■ **What you will do**: Copy exactly, and only, the lines below from the first through the one containing "48.13, 51.3, 155.27];", both included; pictures are omitted.

■ **Recorded information**:
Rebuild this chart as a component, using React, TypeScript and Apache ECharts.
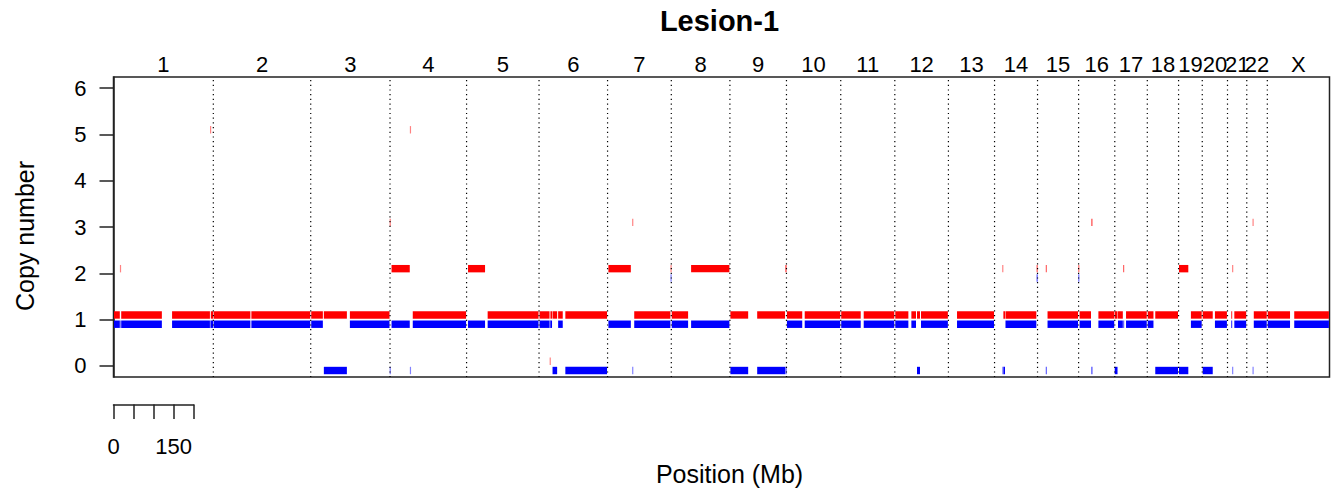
import React, { useEffect, useRef } from 'react';
import * as echarts from 'echarts';

// ---- data ----
const titleText = 'Lesion-1';
const xAxisTitle = 'Position (Mb)';
const yAxisTitle = 'Copy number';

const chromNames = ['1', '2', '3', '4', '5', '6', '7', '8', '9', '10', '11', '12', '13', '14', '15', '16', '17', '18', '19', '20', '21', '22', 'X'];
// chromosome lengths in Mb (hg19)
const chromLengths = [249.25, 243.2, 198.02, 191.15, 180.92, 171.12, 159.14, 146.36, 141.21, 135.53, 135.01, 133.85, 115.17, 107.35, 102.53, 90.35, 81.2, 78.08, 59.13, 63.03, 48.13, 51.3, 155.27];

// segments in genome-wide Mb: start, end, major copy number (red), minor copy number (blue)
const segStart = [0, 17, 18, 145, 242, 243, 249.25, 343, 492.45, 524, 589, 690.45, 693, 741, 746, 884, 933, 1062.5, 1090, 1091, 1095, 1109, 1127, 1234.5, 1296, 1299, 1391.7, 1392.7, 1441, 1539.1, 1606, 1678, 1680.3, 1724.7, 1815.8, 1872, 1950.8, 1991, 2005, 2015, 2105, 2220, 2222, 2226, 2305.5, 2328.5, 2331, 2409.65, 2411, 2442, 2458, 2500, 2507, 2521.5, 2527, 2581.2, 2600, 2659.3, 2689, 2718.4, 2749, 2791, 2794, 2797.4, 2845, 2846, 2880.8, 2947];
const segEnd = [17, 18, 122, 242, 243, 249.25, 343, 492.45, 524, 584, 690.45, 691.5, 741, 742, 881.6, 929, 1062.5, 1090, 1091, 1095, 1109, 1123, 1233.6, 1293, 1297, 1391.7, 1392.7, 1436, 1539.1, 1586, 1678, 1680.3, 1721, 1815.8, 1867, 1950.8, 1986, 2005, 2015, 2084.65, 2199.85, 2221, 2226, 2305.5, 2307.15, 2330, 2409.65, 2411, 2442, 2444, 2500, 2507, 2521.5, 2523, 2581.2, 2598, 2659.3, 2685, 2718.4, 2746, 2781.4, 2793, 2795, 2829.5, 2846, 2880.8, 2939, 3036.1];
const segMajor = [1, 2, 1, 1, 5, 1, 1, 1, 1, 1, 1, 3, 2, 5, 1, 2, 1, 1, 0, 1, 1, 1, 1, 2, 3, 1, 2, 1, 2, 1, 1, 2, 1, 1, 1, 1, 1, 1, 1, 1, 1, 2, 1, 1, 2, 2, 1, 2, 1, 3, 1, 1, 1, 2, 1, 1, 1, 2, 1, 1, 1, 1, 2, 1, 3, 1, 1, 1];
const segMinor = [1, 1, 1, 1, 1, 1, 1, 1, 1, 0, 1, 0, 1, 0, 1, 1, 1, 1, 1, 1, 0, 1, 0, 1, 0, 1, 2, 1, 1, 0, 0, 0, 1, 1, 1, 1, 1, 1, 0, 1, 1, 0, 0, 1, 2, 0, 1, 2, 1, 0, 1, 0, 1, 1, 1, 1, 0, 0, 1, 0, 1, 1, 0, 1, 0, 1, 1, 1];

const yTickValues = [0, 1, 2, 3, 4, 5, 6];
const scaleTicks = [0, 50, 100, 150, 200];
const scaleLabels = [0, 150];

// ---- styling / layout ----
const RED = '#FF0000';
const BLUE = '#0000FF';
const FONT = "'Liberation Sans', Arial, Helvetica, sans-serif";
const Y_MIN = -0.24;
const Y_MAX = 6.24;
const GRID_LEFT = 113.5;
const GRID_TOP = 77;
const GRID_WIDTH = 1216;
const GRID_HEIGHT = 300;
const OFFSET = 0.1;
const BAR_THICK = 0.16;
const TICK_FONT = 22;

const chromStarts: number[] = [];
{
  let acc = 0;
  chromLengths.forEach((l) => {
    chromStarts.push(acc);
    acc += l;
  });
}
const genomeTotal = chromLengths.reduce((a, b) => a + b, 0);
const chromEnds = chromStarts.map((s, i) => s + chromLengths[i]);
const chromMids = chromStarts.map((s, i) => s + chromLengths[i] / 2);

export default function App() {
  const ref = useRef<HTMLDivElement>(null);

  useEffect(() => {
    if (!ref.current) return;
    const chart = echarts.init(ref.current, undefined, { renderer: 'svg' });

    const segData = segStart.map((s, i) => [s, segEnd[i], segMajor[i], segMinor[i]]);
    const dividerData = chromEnds.slice(0, chromEnds.length - 1).map((v) => [v]);
    const labelData = chromMids.map((m, i) => [m, i]);

    const option: any = {
      animation: false,
      backgroundColor: '#ffffff',
      title: {
        text: titleText,
        left: GRID_LEFT + GRID_WIDTH / 2 - 2,
        top: 6,
        textAlign: 'center',
        padding: 0,
        textStyle: { fontSize: 29, fontWeight: 'bold', color: '#000', fontFamily: FONT },
      },
      grid: [
        {
          left: GRID_LEFT,
          top: GRID_TOP,
          width: GRID_WIDTH,
          height: GRID_HEIGHT,
          show: true,
          borderColor: '#222',
          borderWidth: 1.5,
          backgroundColor: 'transparent',
          outerBoundsMode: 'none',
        },
        {
          left: GRID_LEFT,
          top: 403.5,
          width: (GRID_WIDTH * scaleTicks[scaleTicks.length - 1]) / genomeTotal,
          height: 1,
          outerBoundsMode: 'none',
        },
      ],
      xAxis: [
        {
          type: 'value',
          gridIndex: 0,
          min: 0,
          max: genomeTotal,
          axisLine: { show: false },
          axisTick: { show: false },
          axisLabel: { show: false },
          splitLine: { show: false },
          name: xAxisTitle,
          nameLocation: 'middle',
          nameGap: 84,
          nameTextStyle: { fontSize: 25, color: '#000', fontFamily: FONT, padding: [0, 0, 0, 16] },
        },
        {
          type: 'value',
          gridIndex: 1,
          min: scaleTicks[0],
          max: scaleTicks[scaleTicks.length - 1],
          interval: scaleTicks[1] - scaleTicks[0],
          axisLine: { show: true, lineStyle: { color: '#222', width: 1.5 } },
          axisTick: { show: true, length: 14.5, lineStyle: { color: '#222', width: 1.5 } },
          axisLabel: { customValues: scaleLabels, fontSize: TICK_FONT, margin: 31, color: '#000', fontFamily: FONT },
          splitLine: { show: false },
        },
      ],
      yAxis: [
        {
          type: 'value',
          gridIndex: 0,
          min: Y_MIN,
          max: Y_MAX,
          axisLine: { show: true, lineStyle: { color: '#222', width: 1.5 } },
          axisTick: { show: true, length: 14, customValues: yTickValues, lineStyle: { color: '#222', width: 1.5 } },
          axisLabel: { customValues: yTickValues, fontSize: TICK_FONT, margin: 27, color: '#000', fontFamily: FONT },
          splitLine: { show: false },
          name: yAxisTitle,
          nameLocation: 'middle',
          nameGap: 76,
          nameTextStyle: { fontSize: 25, color: '#000', fontFamily: FONT, padding: [0, 18, 0, 0] },
        },
        { type: 'value', gridIndex: 1, show: false, min: 0, max: 1 },
      ],
      series: [
        {
          type: 'custom',
          name: 'segments',
          xAxisIndex: 0,
          yAxisIndex: 0,
          data: segData,
          encode: { x: [0, 1], y: [2, 3] },
          clip: true,
          z: 2,
          renderItem: (params: any, api: any) => {
            const s = api.value(0);
            const e = api.value(1);
            const maj = api.value(2);
            const mn = api.value(3);
            const h = api.size([0, BAR_THICK])[1];
            const mk = (v: number, color: string) => {
              const a = api.coord([s, v]);
              const b = api.coord([e, v]);
              let x0 = a[0];
              let w = b[0] - a[0];
              let op = 1;
              if (w > 3) {
                x0 += 0.5;
                w -= 1;
              } else {
                op = Math.min(1, 0.25 + w * 0.6);
                const c = x0 + w / 2;
                w = Math.max(w, 1.2);
                x0 = c - w / 2;
              }
              return {
                type: 'rect',
                shape: { x: x0, y: a[1] - h / 2, width: w, height: h },
                style: { fill: color, opacity: op },
              };
            };
            return {
              type: 'group',
              children: [mk(mn - OFFSET, BLUE), mk(maj + OFFSET, RED)],
            };
          },
        },
        {
          type: 'custom',
          name: 'dividers',
          xAxisIndex: 0,
          yAxisIndex: 0,
          data: dividerData,
          encode: { x: 0 },
          clip: false,
          z: 3,
          silent: true,
          renderItem: (params: any, api: any) => {
            const x = api.coord([api.value(0), 0])[0];
            const top = api.coord([0, Y_MAX])[1];
            const bottom = api.coord([0, Y_MIN])[1];
            return {
              type: 'line',
              shape: { x1: x, y1: top + 3, x2: x, y2: bottom },
              style: { stroke: '#000', lineWidth: 1.2, lineDash: [1.2, 3.5] },
            };
          },
        },
        {
          type: 'custom',
          name: 'chromLabels',
          xAxisIndex: 0,
          yAxisIndex: 0,
          data: labelData,
          encode: { x: 0 },
          clip: false,
          z: 3,
          silent: true,
          renderItem: (params: any, api: any) => {
            const p = api.coord([api.value(0), Y_MAX]);
            return {
              type: 'text',
              x: p[0],
              y: p[1] - 13,
              style: {
                text: chromNames[api.value(1)],
                fontSize: TICK_FONT,
                fontFamily: FONT,
                fill: '#000',
                align: 'center',
                verticalAlign: 'middle',
              },
            };
          },
        },
      ],
    };

    chart.setOption(option);
    return () => {
      chart.dispose();
    };
  }, []);

  return (
    <div
      ref={ref}
      style={{ position: 'absolute', left: 0, top: 0, width: 1335, height: 490, background: '#fff' }}
    />
  );
}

■ **Full solution**:
Rebuild this chart as a component, using React, TypeScript and Apache ECharts.
import React, { useEffect, useRef } from 'react';
import * as echarts from 'echarts';

// ---- data ----
const titleText = 'Lesion-1';
const xAxisTitle = 'Position (Mb)';
const yAxisTitle = 'Copy number';

const chromNames = ['1', '2', '3', '4', '5', '6', '7', '8', '9', '10', '11', '12', '13', '14', '15', '16', '17', '18', '19', '20', '21', '22', 'X'];
// chromosome lengths in Mb (hg19)
const chromLengths = [249.25, 243.2, 198.02, 191.15, 180.92, 171.12, 159.14, 146.36, 141.21, 135.53, 135.01, 133.85, 115.17, 107.35, 102.53, 90.35, 81.2, 78.08, 59.13, 63.03, 48.13, 51.3, 155.27];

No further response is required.